Price as the dependent variable (y) — A dependent variable is one that is being tested. It is affected by the independent variable and changes based on the independent variable value changes. In our example, we are interested in the price given a specific carat value.

Linear regression will always find a straight line that fits the data to minimize distance among points overall. Understanding the equation for a line is important because we will be learning how to find the values for the variables that describe a line.
A straight line is represented by the equation y = c + mx:
- y: The dependent variable
- x: The independent variable
- m: The slope of the line
- c: The y-value where the line intercepts the y axis
Start the model and watch the regression line move as training progresses. The key things to watch are the loss curve and the fit of the line to the scatter plot. With a reasonable learning rate, the line should steadily rotate and shift toward the overall trend in the data. If the learning rate is too low, training crawls. If it is too high, the line can overshoot and wobble instead of settling down.
Reset the model a few times and compare different learning-rate values. That is the easiest way to build intuition for gradient descent: the model is not magically discovering the answer all at once, it is taking repeated small corrective steps based on error.
This toy uses just one feature so the relationship is easy to see, but most real machine learning problems involve multiple interacting variables, messy data, and examples that do not line up neatly. That is what makes the jump from simple regression to richer models so important.
Machine Learning Frequently Asked Questions (FAQ)
What is linear regression?
Linear regression is a machine learning method that fits a straight line to model the relationship between an input and an output. In this chapter, it is used to connect diamond carat size to price.
What does regression mean in machine learning?
Regression means predicting a numeric value rather than a category. Examples include estimating price, temperature, demand, or any other continuous quantity.
Why does machine learning need training?
Training adjusts the model's parameters so its predictions better match the data. Instead of guessing the slope and intercept by hand, the algorithm learns them from examples.
What are the slope and intercept in a line of best fit?
The slope controls how sharply the prediction changes as the input changes, and the intercept is the baseline value where the line crosses the vertical axis. Together they define the model's prediction rule.
What is a loss function?
A loss function measures how wrong the model's predictions are. Lower loss means the model is matching the training data more closely.
What does gradient descent do?
Gradient descent updates the model step by step to reduce prediction error. The learning rate controls how big each update is, which is why it strongly affects how quickly and how stably the model learns.
What is a learning rate?
The learning rate controls the size of each update during training. If it is too small, learning is slow; if it is too large, the model can overshoot and behave unstably.
Why normalize data in a machine learning demo?
Normalization helps keep values on manageable scales so optimization behaves more smoothly. It often makes training faster and easier to interpret.

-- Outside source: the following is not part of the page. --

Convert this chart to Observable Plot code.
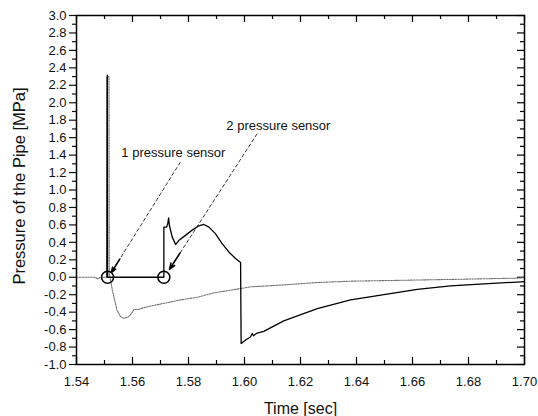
<!DOCTYPE html>
<html>
<head>
<meta charset="utf-8">
<script src="https://cdn.jsdelivr.net/npm/d3@7"></script>
<script src="https://cdn.jsdelivr.net/npm/@observablehq/plot@0.6"></script>
<style>
  html, body { margin: 0; padding: 0; background: white; }
  #chart { width: 538px; height: 416px; }
</style>
</head>
<body>
<div id="chart"></div>
<script>
// ---- Data ----
// Sensor 1 (grey dotted trace)
const sensor1Time = [1.5400, 1.5465, 1.5475, 1.5485, 1.5507, 1.5508, 1.5516, 1.5517, 1.5520, 1.5528, 1.5545, 1.5557, 1.5569, 1.5581, 1.5593, 1.5606, 1.5620, 1.5640, 1.5664, 1.5711, 1.5771, 1.5831, 1.5889, 1.5986, 1.6021, 1.6129, 1.6260, 1.6379, 1.6557, 1.6736, 1.6974, 1.7000];
const sensor1Value = [0.00, 0.00, -0.02, 0.00, 0.00, 2.30, 2.30, 0.00, 0.00, -0.15, -0.38, -0.45, -0.47, -0.46, -0.43, -0.37, -0.37, -0.35, -0.33, -0.30, -0.26, -0.23, -0.18, -0.13, -0.11, -0.09, -0.06, -0.045, -0.035, -0.025, -0.01, -0.005];

// Sensor 2 (black solid trace)
const sensor2Time = [1.5509, 1.5510, 1.5511, 1.5712, 1.5712, 1.5722, 1.5726, 1.5729, 1.5732, 1.5742, 1.5754, 1.5765, 1.5789, 1.5813, 1.5837, 1.5855, 1.5873, 1.5896, 1.5920, 1.5944, 1.5968, 1.5986, 1.5988, 1.6004, 1.6021, 1.6028, 1.6032, 1.6045, 1.6069, 1.6140, 1.6260, 1.6379, 1.6498, 1.6617, 1.6736, 1.6855, 1.6974, 1.7000];
const sensor2Value = [0.00, 2.315, 0.00, 0.00, 0.575, 0.575, 0.615, 0.68, 0.59, 0.46, 0.375, 0.42, 0.48, 0.54, 0.59, 0.605, 0.575, 0.50, 0.385, 0.29, 0.215, 0.17, -0.76, -0.72, -0.685, -0.645, -0.67, -0.64, -0.62, -0.50, -0.36, -0.26, -0.20, -0.14, -0.10, -0.075, -0.055, -0.05];

// Sensor markers (circles)
const markerTime = [1.5511, 1.5712];
const markerValue = [0.0, 0.0];

// Annotations
const labelText = ["1 pressure sensor", "2 pressure sensor"];
const labelTime = [1.5746, 1.6121];
const labelValue = [1.43, 1.74];
const arrowFromTime = [1.5771, 1.6045];
const arrowFromValue = [1.32, 1.645];
const arrowToTime = [1.5525, 1.5732];
const arrowToValue = [0.057, 0.09];

// Axis ticks
const xMajor = d3.range(154, 171, 2).map(d => d / 100);
const xMinor = d3.range(155, 171, 2).map(d => d / 100);
const yMajor = d3.range(-10, 31, 2).map(d => d / 10);
const yMinor = d3.range(-9, 30, 2).map(d => d / 10);

const xLabel = "Time [sec]";
const yLabel = "Pressure of the Pipe [MPa]";

// ---- Layout ----
const W = 538, H = 416;
const mt = 15, mb = 52, ml = 76, mr = 14;
const pw = W - ml - mr, ph = H - mt - mb;
const majorLen = 7, minorLen = 4;

// arrowhead segments: last part of each annotation line
const headFrac = 0.12;
const headFromTime = arrowToTime.map((t, i) => t + headFrac * (arrowFromTime[i] - t));
const headFromValue = arrowToValue.map((v, i) => v + headFrac * (arrowFromValue[i] - v));

const font = "'Liberation Sans', Arial, Helvetica, sans-serif";

const chart = Plot.plot({
  width: W,
  height: H,
  marginTop: mt,
  marginBottom: mb,
  marginLeft: ml,
  marginRight: mr,
  style: { fontFamily: font, fontSize: "13px", background: "white", color: "#111", overflow: "visible" },
  x: { domain: [1.54, 1.70] },
  y: { domain: [-1.0, 3.0] },
  marks: [
    // left axis (outward ticks + labels)
    Plot.axisY(yMajor, { anchor: "left", tickSize: majorLen, tickPadding: 3, tickFormat: d => d.toFixed(1), label: null, fontSize: 13, strokeWidth: 1.2 }),
    Plot.axisY(yMinor, { anchor: "left", tickSize: minorLen, tickFormat: () => "", label: null, strokeWidth: 1.2 }),
    // right inward ticks
    Plot.tickY(yMajor, { y: d => d, insetLeft: pw - majorLen, stroke: "black", strokeWidth: 1.2 }),
    Plot.tickY(yMinor, { y: d => d, insetLeft: pw - minorLen, stroke: "black", strokeWidth: 1.2 }),
    // bottom axis labels and inward ticks
    Plot.axisX(xMajor, { anchor: "bottom", tickSize: 0, tickPadding: 12, tickFormat: d => d.toFixed(2), label: null, fontSize: 13 }),
    Plot.tickX(xMajor, { x: d => d, insetTop: ph - majorLen, stroke: "black", strokeWidth: 1.2 }),
    Plot.tickX(xMinor, { x: d => d, insetTop: ph - minorLen, stroke: "black", strokeWidth: 1.2 }),
    // top inward ticks
    Plot.tickX(xMajor, { x: d => d, insetBottom: ph - majorLen, stroke: "black", strokeWidth: 1.2 }),
    Plot.tickX(xMinor, { x: d => d, insetBottom: ph - minorLen, stroke: "black", strokeWidth: 1.2 }),
    // data
    Plot.line(sensor1Value, { x: sensor1Time, y: sensor1Value, stroke: "#707070", strokeWidth: 1.1, strokeDasharray: "1.6,1.2" }),
    Plot.line(sensor2Value, { x: sensor2Time, y: sensor2Value, stroke: "black", strokeWidth: 1.3 }),
    // markers
    Plot.dot(markerValue, { x: markerTime, y: markerValue, r: 6, stroke: "black", strokeWidth: 1.5, fill: "none" }),
    // annotation lines
    Plot.link(arrowFromTime, { x1: arrowFromTime, y1: arrowFromValue, x2: arrowToTime, y2: arrowToValue, stroke: "#222", strokeWidth: 0.9, strokeDasharray: "4,2" }),
    Plot.arrow(headFromTime, { x1: headFromTime, y1: headFromValue, x2: arrowToTime, y2: arrowToValue, stroke: "black", strokeWidth: 1.6, headLength: 7, headAngle: 40 }),
    Plot.text(labelText, { x: labelTime, y: labelValue, text: labelText, fontSize: 13, fill: "#111" }),
    // frame
    Plot.frame({ stroke: "black", strokeWidth: 1.5 }),
    // axis titles
    Plot.text([xLabel], { frameAnchor: "bottom", textAnchor: "middle", lineAnchor: "middle", dy: 44, text: d => d, fontSize: 16, fill: "#111" }),
    Plot.text([yLabel], { frameAnchor: "left", textAnchor: "middle", lineAnchor: "middle", dx: -57, dy: -4, rotate: -90, text: d => d, fontSize: 16.5, fill: "#111" })
  ]
});

document.getElementById("chart").appendChild(chart);
</script>
</body>
</html>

Is linear regression enough for all machine learning problems?
No. It is one of the simplest and most useful starting points, but many real problems require more flexible models when relationships are nonlinear or more complex.
What does the chapter simulation help you understand?
It makes model fitting visible. You can watch the line move, see the loss change, and connect abstract training terms to concrete behavior.
Why start a book on machine learning with linear regression?
Because it reveals the core learning loop clearly. Once you understand inputs, outputs, parameters, error, and iterative improvement here, more complex models become much easier to follow.